Material provided -
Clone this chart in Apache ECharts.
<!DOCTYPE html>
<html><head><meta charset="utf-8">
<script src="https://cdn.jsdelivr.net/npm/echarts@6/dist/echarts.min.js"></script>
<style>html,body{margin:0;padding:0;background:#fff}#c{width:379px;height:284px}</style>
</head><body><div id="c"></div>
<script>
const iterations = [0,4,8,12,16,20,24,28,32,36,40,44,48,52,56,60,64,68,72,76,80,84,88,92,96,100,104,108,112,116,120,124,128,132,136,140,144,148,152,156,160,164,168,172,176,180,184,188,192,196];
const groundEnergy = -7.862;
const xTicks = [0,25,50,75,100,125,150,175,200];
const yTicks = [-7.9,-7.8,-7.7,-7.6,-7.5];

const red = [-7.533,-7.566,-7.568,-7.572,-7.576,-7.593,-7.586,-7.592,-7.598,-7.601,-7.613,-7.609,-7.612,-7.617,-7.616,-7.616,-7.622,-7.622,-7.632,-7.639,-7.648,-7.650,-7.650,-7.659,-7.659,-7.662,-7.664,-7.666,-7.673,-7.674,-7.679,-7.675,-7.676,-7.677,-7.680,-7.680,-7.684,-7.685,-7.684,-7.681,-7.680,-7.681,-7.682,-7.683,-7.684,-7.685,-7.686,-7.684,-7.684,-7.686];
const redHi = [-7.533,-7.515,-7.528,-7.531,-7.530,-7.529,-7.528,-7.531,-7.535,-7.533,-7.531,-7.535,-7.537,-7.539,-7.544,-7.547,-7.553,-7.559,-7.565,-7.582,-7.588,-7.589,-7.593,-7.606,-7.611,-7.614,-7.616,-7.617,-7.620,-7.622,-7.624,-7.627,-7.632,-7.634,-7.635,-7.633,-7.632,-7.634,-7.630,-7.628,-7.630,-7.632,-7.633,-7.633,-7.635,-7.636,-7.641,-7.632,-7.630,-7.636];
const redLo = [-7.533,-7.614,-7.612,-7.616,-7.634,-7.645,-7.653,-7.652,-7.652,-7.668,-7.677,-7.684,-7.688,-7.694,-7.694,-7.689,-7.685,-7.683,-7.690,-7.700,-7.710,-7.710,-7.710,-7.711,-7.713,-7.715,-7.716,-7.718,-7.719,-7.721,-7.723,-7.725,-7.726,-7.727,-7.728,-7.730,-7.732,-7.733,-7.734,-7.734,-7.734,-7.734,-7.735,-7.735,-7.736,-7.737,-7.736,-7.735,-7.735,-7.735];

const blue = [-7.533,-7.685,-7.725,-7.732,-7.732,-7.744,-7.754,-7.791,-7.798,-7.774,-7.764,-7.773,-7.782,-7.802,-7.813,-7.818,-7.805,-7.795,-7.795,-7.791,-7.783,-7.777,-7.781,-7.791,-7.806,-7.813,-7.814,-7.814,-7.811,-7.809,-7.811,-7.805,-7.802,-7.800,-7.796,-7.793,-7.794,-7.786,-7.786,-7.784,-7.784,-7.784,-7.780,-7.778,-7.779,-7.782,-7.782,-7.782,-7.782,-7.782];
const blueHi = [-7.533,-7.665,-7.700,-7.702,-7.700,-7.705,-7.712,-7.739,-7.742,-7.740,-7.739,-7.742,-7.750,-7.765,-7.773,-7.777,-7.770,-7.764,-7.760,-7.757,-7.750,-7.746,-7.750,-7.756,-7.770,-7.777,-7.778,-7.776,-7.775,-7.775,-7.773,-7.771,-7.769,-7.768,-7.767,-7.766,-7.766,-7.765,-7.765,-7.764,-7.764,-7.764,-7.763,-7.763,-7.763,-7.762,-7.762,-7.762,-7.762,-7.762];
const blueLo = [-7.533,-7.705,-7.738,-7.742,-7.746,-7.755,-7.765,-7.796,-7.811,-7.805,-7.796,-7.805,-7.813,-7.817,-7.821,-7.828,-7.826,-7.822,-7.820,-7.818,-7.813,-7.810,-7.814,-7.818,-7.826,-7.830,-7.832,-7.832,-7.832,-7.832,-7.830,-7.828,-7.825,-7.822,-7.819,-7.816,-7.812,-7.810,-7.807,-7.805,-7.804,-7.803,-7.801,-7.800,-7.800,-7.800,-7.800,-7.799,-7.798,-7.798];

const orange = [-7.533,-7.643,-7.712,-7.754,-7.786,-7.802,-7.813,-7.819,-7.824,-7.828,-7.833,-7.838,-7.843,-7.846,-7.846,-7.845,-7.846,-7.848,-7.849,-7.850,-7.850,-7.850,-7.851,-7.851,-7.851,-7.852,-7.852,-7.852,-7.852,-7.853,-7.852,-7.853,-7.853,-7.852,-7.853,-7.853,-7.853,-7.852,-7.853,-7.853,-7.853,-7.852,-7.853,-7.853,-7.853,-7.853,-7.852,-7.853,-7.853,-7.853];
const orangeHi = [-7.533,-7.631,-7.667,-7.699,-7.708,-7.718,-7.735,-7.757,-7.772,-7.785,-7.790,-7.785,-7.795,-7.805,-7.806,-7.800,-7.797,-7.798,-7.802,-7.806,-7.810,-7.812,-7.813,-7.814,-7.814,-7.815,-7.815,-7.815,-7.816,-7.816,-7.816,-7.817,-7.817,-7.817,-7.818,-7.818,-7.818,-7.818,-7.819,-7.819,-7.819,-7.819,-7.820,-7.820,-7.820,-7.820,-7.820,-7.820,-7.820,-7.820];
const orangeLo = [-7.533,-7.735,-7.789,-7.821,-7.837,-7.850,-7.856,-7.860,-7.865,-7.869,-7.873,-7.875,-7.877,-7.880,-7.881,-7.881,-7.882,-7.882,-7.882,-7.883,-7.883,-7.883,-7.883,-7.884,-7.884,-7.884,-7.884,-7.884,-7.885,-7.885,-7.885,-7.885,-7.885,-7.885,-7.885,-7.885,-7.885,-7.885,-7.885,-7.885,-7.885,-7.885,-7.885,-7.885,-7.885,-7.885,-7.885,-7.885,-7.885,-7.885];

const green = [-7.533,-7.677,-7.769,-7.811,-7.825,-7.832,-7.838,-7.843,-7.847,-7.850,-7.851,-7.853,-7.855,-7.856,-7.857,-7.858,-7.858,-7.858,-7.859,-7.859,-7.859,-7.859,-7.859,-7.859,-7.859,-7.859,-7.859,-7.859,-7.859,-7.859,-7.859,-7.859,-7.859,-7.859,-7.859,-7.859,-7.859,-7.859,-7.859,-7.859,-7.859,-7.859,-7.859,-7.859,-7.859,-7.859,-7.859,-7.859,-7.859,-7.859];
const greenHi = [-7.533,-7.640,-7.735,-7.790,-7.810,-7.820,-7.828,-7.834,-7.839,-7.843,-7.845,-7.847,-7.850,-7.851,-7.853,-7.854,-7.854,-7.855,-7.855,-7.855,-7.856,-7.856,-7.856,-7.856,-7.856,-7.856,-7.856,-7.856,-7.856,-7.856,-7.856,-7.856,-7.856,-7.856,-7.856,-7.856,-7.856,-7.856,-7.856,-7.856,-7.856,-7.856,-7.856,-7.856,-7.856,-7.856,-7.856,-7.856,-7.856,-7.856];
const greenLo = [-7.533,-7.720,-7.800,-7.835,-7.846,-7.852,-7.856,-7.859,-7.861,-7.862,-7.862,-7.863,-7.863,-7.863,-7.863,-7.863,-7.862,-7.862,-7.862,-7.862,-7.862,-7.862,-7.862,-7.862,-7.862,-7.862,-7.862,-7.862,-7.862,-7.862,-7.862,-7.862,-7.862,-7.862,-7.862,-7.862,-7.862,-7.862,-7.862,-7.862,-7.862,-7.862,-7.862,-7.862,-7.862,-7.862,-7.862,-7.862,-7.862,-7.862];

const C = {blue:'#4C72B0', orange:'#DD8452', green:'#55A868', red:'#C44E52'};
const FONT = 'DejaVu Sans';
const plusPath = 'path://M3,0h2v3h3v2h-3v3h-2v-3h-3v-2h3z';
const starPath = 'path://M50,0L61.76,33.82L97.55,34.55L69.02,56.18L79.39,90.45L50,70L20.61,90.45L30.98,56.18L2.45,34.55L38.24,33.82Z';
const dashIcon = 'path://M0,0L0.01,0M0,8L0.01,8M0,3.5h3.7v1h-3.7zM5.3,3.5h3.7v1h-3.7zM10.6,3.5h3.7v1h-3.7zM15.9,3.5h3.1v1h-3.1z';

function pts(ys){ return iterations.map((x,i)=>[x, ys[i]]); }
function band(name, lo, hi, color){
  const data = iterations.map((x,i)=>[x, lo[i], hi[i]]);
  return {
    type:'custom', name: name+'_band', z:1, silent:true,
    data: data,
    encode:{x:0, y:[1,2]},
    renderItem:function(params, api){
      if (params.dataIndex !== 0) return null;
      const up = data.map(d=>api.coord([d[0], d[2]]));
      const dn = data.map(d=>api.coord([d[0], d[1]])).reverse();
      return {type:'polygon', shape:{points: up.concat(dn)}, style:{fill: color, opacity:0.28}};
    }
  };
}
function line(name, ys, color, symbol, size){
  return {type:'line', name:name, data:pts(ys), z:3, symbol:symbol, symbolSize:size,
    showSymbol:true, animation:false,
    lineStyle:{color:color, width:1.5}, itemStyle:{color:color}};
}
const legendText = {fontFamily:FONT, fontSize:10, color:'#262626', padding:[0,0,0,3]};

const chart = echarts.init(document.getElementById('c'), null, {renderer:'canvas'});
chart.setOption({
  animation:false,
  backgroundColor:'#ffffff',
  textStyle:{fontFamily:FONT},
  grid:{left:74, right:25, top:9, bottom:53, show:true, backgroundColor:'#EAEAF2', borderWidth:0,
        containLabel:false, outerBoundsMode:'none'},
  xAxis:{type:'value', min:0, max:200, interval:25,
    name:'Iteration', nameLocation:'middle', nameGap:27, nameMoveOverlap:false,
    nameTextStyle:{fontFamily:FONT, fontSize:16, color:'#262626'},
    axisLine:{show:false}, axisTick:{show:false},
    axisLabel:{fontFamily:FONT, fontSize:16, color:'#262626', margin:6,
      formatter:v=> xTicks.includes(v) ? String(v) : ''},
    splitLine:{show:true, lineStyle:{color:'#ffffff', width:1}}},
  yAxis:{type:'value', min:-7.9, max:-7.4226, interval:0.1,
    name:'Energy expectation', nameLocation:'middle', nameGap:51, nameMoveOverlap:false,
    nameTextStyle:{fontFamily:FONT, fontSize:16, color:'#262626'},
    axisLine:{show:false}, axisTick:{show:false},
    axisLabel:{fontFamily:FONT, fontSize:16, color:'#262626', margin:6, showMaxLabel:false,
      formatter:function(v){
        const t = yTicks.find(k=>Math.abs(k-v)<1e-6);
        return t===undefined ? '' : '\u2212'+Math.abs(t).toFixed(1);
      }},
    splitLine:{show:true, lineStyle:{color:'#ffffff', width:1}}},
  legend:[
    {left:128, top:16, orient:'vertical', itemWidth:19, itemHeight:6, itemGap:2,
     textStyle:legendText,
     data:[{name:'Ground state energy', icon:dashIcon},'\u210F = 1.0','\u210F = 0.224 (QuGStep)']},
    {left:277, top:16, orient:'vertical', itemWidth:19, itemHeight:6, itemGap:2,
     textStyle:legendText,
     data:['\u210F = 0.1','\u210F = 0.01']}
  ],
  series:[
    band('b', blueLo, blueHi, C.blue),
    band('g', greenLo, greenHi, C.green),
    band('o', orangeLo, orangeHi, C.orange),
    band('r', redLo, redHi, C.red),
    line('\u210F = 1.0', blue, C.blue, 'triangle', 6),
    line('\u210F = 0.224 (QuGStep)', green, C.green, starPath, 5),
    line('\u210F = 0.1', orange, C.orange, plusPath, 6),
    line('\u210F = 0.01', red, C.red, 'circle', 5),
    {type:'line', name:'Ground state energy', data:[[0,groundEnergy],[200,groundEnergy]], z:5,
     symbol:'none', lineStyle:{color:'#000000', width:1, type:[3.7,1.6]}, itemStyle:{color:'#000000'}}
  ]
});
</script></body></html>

Requirement - Starting at the first line of the data above, please restate word for word every line up to and including the one that holds "const yTicks = [-7.9,-7.8,-7.7,-7.6,-7.5];", and add nothing else.

Exercise solution -
Clone this chart in Apache ECharts.
<!DOCTYPE html>
<html><head><meta charset="utf-8">
<script src="https://cdn.jsdelivr.net/npm/echarts@6/dist/echarts.min.js"></script>
<style>html,body{margin:0;padding:0;background:#fff}#c{width:379px;height:284px}</style>
</head><body><div id="c"></div>
<script>
const iterations = [0,4,8,12,16,20,24,28,32,36,40,44,48,52,56,60,64,68,72,76,80,84,88,92,96,100,104,108,112,116,120,124,128,132,136,140,144,148,152,156,160,164,168,172,176,180,184,188,192,196];
const groundEnergy = -7.862;
const xTicks = [0,25,50,75,100,125,150,175,200];
const yTicks = [-7.9,-7.8,-7.7,-7.6,-7.5];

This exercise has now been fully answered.